Merchant reimagines the receipt, an everyday object often dismissed as trivial and disposable, to explore its overlooked role as a medium that influences consumer behavior and social perception. By transforming receipts into a meticulously designed hardcover book, this project challenges their traditional role and examines how altering a medium’s form reshapes its meaning and impact.

Receipts are typically seen as simple records of transactions, but their ephemeral design subtly reinforces consumption habits and promotes their role as disposable tools of efficiency. However, their cumulative presence creates invisible data trails, shaping behaviors within consumer systems. This project critiques that hidden influence by elevating the receipt into a reflective and permanent format.
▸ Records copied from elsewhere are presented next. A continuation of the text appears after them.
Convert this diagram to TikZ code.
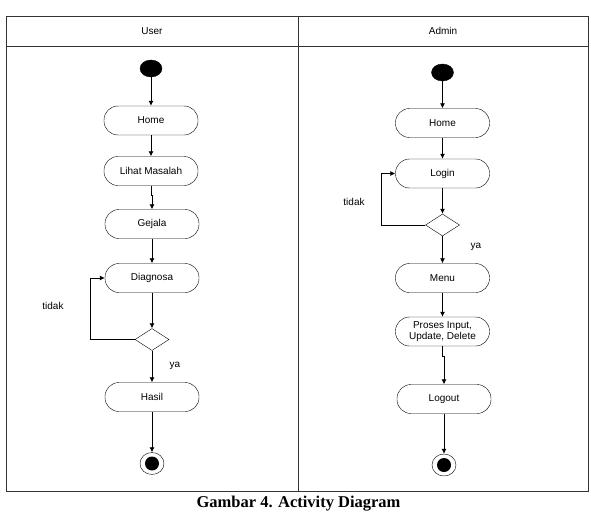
\documentclass[tikz,border=0pt]{standalone}
\usepackage{fontspec}
\setmainfont{Liberation Serif}
\newfontfamily\labelfont{Liberation Sans}
\usetikzlibrary{arrows.meta}
\usetikzlibrary{shapes.geometric}
\begin{document}
\begin{tikzpicture}[x=1pt, y=-1pt, >={Latex[length=5pt,width=5pt]},
activity/.style={draw, rounded corners=14pt, minimum width=94pt, minimum height=29pt, inner sep=1pt, align=center, font=\labelfont\fontsize{10}{12}\selectfont},
startnode/.style={ellipse, fill=black, draw=black, inner sep=0, minimum width=22pt, minimum height=17pt},
endnode/.style={ellipse, draw=black, inner sep=0, minimum width=24pt, minimum height=22pt},
endcore/.style={ellipse, fill=black, inner sep=0, minimum width=14pt, minimum height=14pt},
decision/.style={diamond, draw, inner sep=0, minimum width=34pt, minimum height=22pt},
flow/.style={->, line width=0.8pt},
lane/.style={draw=black!80, line width=0.8pt},
felirat/.style={font=\labelfont\fontsize{10}{12}\selectfont, inner sep=0}]

% SIZE OF THE PICTURE
\useasboundingbox (0,0) rectangle (591,511);
%%%%%%%%% SWIMLANES %%%%%%%%%%%%%
\draw[lane] (6,16) rectangle (588,491);
\draw[lane] (6,46) -- (588,46);
\draw[lane] (298,16) -- (298,491);
\node[felirat] (userlane) at (152,31) {User};
\node[felirat] (adminlane) at (443,31) {Admin};
%%%%%%%%%%%%%%%%%%%%%%%%%%%
% USER
\node[startnode] (startU) at (151,68.5) {};
\node[activity] (homeU) at (151,120.5) {Home};
\node[activity] (lihat) at (151,171) {Lihat Masalah};
\node[activity] (gejala) at (152,224) {Gejala};
\node[activity] (diagnosa) at (152,278) {Diagnosa};
\node[decision] (cekU) at (152,339.5) {};
\node[activity] (hasil) at (152,397) {Hasil};
\node[endnode] (endU) at (152,463.5) {};
\node[endcore] (endUc) at (152,463.5) {};
\node[felirat] (tidakU) at (53,306) {tidak};
\node[felirat] (yaU) at (175,366) {ya};
\draw[flow] (startU) -- (homeU);
\draw[flow] (homeU) -- (lihat);
\draw[flow] (lihat.south) -- ++(0,10) -| (gejala.north);
\draw[flow] (gejala) -- (diagnosa);
\draw[flow] (diagnosa) -- (cekU);
\draw[flow] (cekU.west) -- ++(-44,0) |- (diagnosa.west);
\draw[flow] (cekU) -- (hasil);
\draw[flow] (hasil) -- (endU);
%%%%%%%%%%%%%%%%%%%%%%%%%%%
% ADMIN
\node[startnode] (startA) at (442.5,72.5) {};
\node[activity] (homeA) at (442.5,123) {Home};
\node[activity] (login) at (442.5,173.5) {Login};
\node[decision] (cekA) at (442.5,225) {};
\node[activity] (menu) at (442.5,278) {Menu};
\node[activity] (proses) at (442.5,331.5) {Proses Input,\\[-1pt]Update, Delete};
\node[activity] (logout) at (444,399) {Logout};
\node[endnode] (endA) at (444,465) {};
\node[endcore] (endAc) at (444,465) {};
\node[felirat] (tidakA) at (354,201.5) {tidak};
\node[felirat] (yaA) at (476,247) {ya};
\draw[flow] (startA) -- (homeA);
\draw[flow] (homeA) -- (login);
\draw[flow] (login) -- (cekA);
\draw[flow] (cekA.west) -- ++(-44,0) |- (login.west);
\draw[flow] (cekA) -- (menu);
\draw[flow] (menu) -- (proses);
\draw[flow] (proses.south) -- ++(0,10) -| (logout.north);
\draw[flow] (logout) -- (endA);
%%%%%%%%% CAPTION %%%%%%%%%%%%%
\node[anchor=base, inner sep=0, font=\fontsize{16.5}{18}\selectfont\bfseries] (caption) at (298.5,507) {Gambar 4. Activity Diagram};
\end{tikzpicture}
\end{document}
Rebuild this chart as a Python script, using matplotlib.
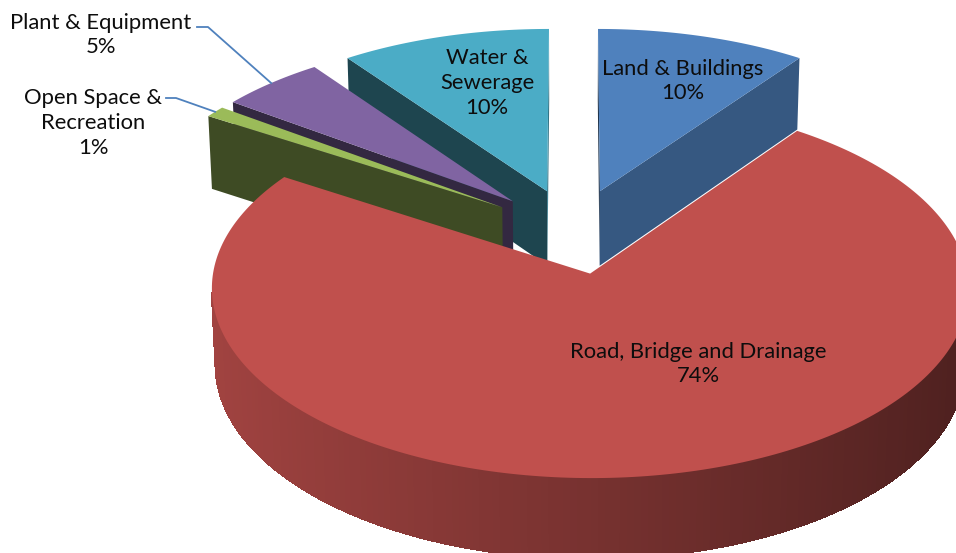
import numpy as np
import matplotlib.pyplot as plt
from matplotlib.patches import Polygon
from matplotlib.colors import to_rgb

# Data
categories = ["Land & Buildings", "Road, Bridge and Drainage",
              "Open Space &\nRecreation", "Plant & Equipment", "Water &\nSewerage"]
shares = [10, 74, 1, 5, 10]
colors = ["#4F81BD", "#C0504D", "#9BBB59", "#8064A2", "#4BACC6"]

# label layout (pixel centres) and leader elbows for outside labels
label_pos = [(683, 81), (698, 364), (93, 123), (101, 35), (487, 83)]
leaders = {2: [(166, 98), (176, 98)], 3: [(197, 27), (208, 27)]}

W, H = 956, 553

# simple perspective camera for the 3D pie (pie radius = 1)
elev = np.radians(29.3)
dist = 11.0
focal = 4072
x0, y0 = 573.5, 231
explode = 0.235
thick = 0.236

cam = np.array([0.0, -dist * np.cos(elev), dist * np.sin(elev)])
fwd = np.array([0.0, np.cos(elev), -np.sin(elev)])
up = np.array([0.0, np.sin(elev), np.cos(elev)])


def project(pts):
    pts = np.atleast_2d(pts)
    rel = pts - cam
    d = rel @ fwd
    return np.column_stack([x0 + focal * rel[:, 0] / d, y0 - focal * (rel @ up) / d])


def facing(normal, point):
    return np.dot(cam - point, normal) > 0


def shade(c, f):
    return tuple(np.array(to_rgb(c)) * f)


fig = plt.figure(figsize=(W / 100, H / 100), dpi=100)
ax = fig.add_axes([0, 0, 1, 1])
ax.set_xlim(0, W)
ax.set_ylim(H, 0)
ax.axis("off")

fracs = np.array(shares) / sum(shares)
bounds = np.concatenate([[0], np.cumsum(fracs)]) * 2 * np.pi

slices = []
for i in range(len(shares)):
    t0, t1 = bounds[i], bounds[i + 1]
    tm = (t0 + t1) / 2
    c = explode * np.array([np.sin(tm), np.cos(tm), 0.0])
    slices.append((i, t0, t1, c))
# far slices first
slices.sort(key=lambda s: -((s[3] - cam) @ fwd))

dz = np.array([0, 0, -thick])
for i, t0, t1, c in slices:
    n = max(int((t1 - t0) / np.radians(1)), 2)
    th = np.linspace(t0, t1, n + 1)
    rim = c + np.column_stack([np.sin(th), np.cos(th), np.zeros_like(th)])

    # radial cut faces
    for p, nrm in [(rim[0], np.array([-np.cos(t0), np.sin(t0), 0])),
                   (rim[-1], np.array([np.cos(t1), -np.sin(t1), 0]))]:
        quad = np.array([c, p, p + dz, c + dz])
        if facing(nrm, quad.mean(axis=0)):
            f = 0.68 if nrm[0] > 0 else 0.40
            ax.add_patch(Polygon(project(quad), closed=True,
                                 fc=shade(colors[i], f), ec="none"))

    # outer wall, shaded left (light) to right (dark)
    for j in range(n):
        tmj = (th[j] + th[j + 1]) / 2
        nrm = np.array([np.sin(tmj), np.cos(tmj), 0])
        quad = np.array([rim[j], rim[j + 1], rim[j + 1] + dz, rim[j] + dz])
        if facing(nrm, quad.mean(axis=0)):
            col = shade(colors[i], 0.62 - 0.22 * np.sin(tmj))
            ax.add_patch(Polygon(project(quad), closed=True, fc=col, ec=col,
                                 lw=1.0, antialiased=False))

    top = np.vstack([c, rim])
    ax.add_patch(Polygon(project(top), closed=True, fc=colors[i], ec="none"))

# labels
for i, (x, y) in enumerate(label_pos):
    ax.text(x, y, f"{categories[i]}\n{shares[i]}%", ha="center", va="center",
            fontsize=15.8, family="Lato", linespacing=1.3, color="#0d0d0d")

# leader lines to the small slices
for i, elbow in leaders.items():
    t0, t1 = bounds[i], bounds[i + 1]
    tm = (t0 + t1) / 2
    c = explode * np.array([np.sin(tm), np.cos(tm), 0.0])
    end = project(c + np.array([np.sin(tm), np.cos(tm), 0.0]))[0]
    xs = [p[0] for p in elbow] + [end[0]]
    ys = [p[1] for p in elbow] + [end[1]]
    ax.plot(xs, ys, color="#4F81BD", lw=1.3)

fig.savefig("out.png", dpi=100)
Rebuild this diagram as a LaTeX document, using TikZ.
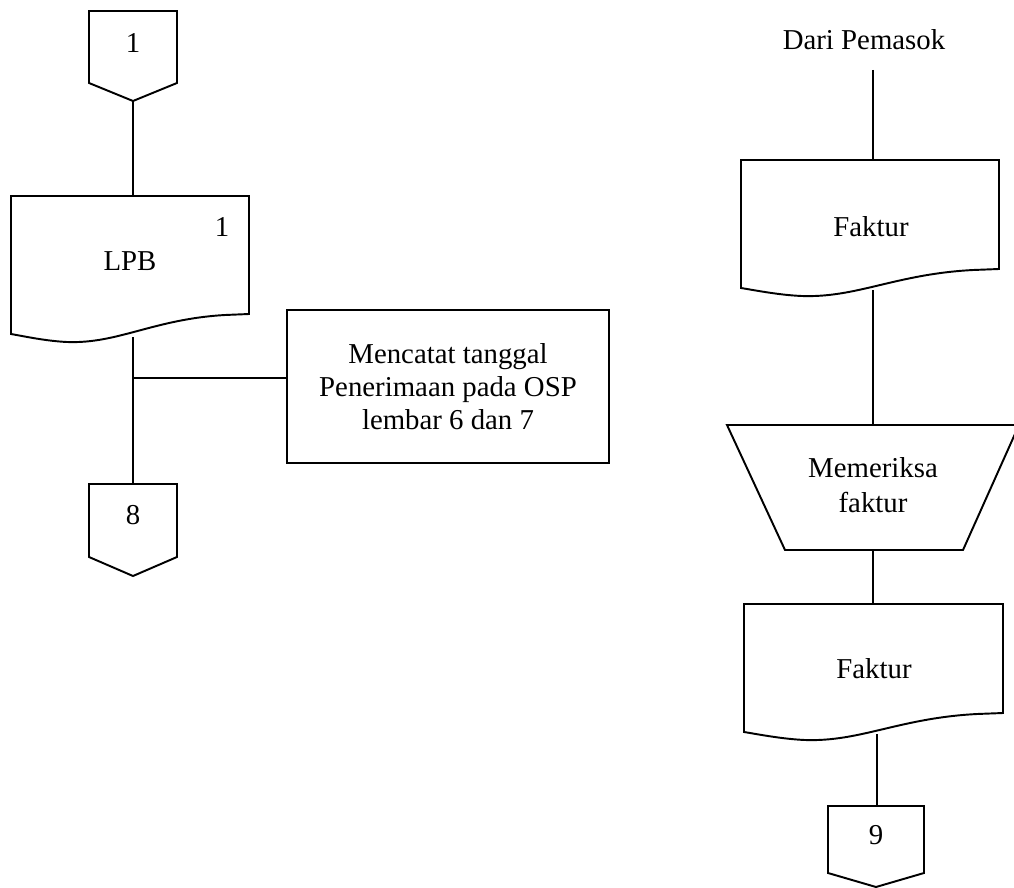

The book, titled Merchant, juxtaposes the fragility of receipts with the durability of a bound volume. Each page retains the receipt’s original thermal paper material but reconfigures it into a novel-like format with structured margins, chapters, and flowing text. The dark cloth cover adds weight and significance, contrasting sharply with the transient nature of the receipts inside. This transformation invites viewers to reconsider the value and meaning of this mundane object, highlighting the tension between impermanence and permanence, utility and reflection.

By recontextualising receipts into a carefully crafted book, Merchant transforms the transient into the enduring, forcing a re-engagement with the medium itself. This project critiques the invisible forces embedded in everyday life, prompting reflection on how even the most mundane objects mediate relationships between individuals and broader systems of consumption and value.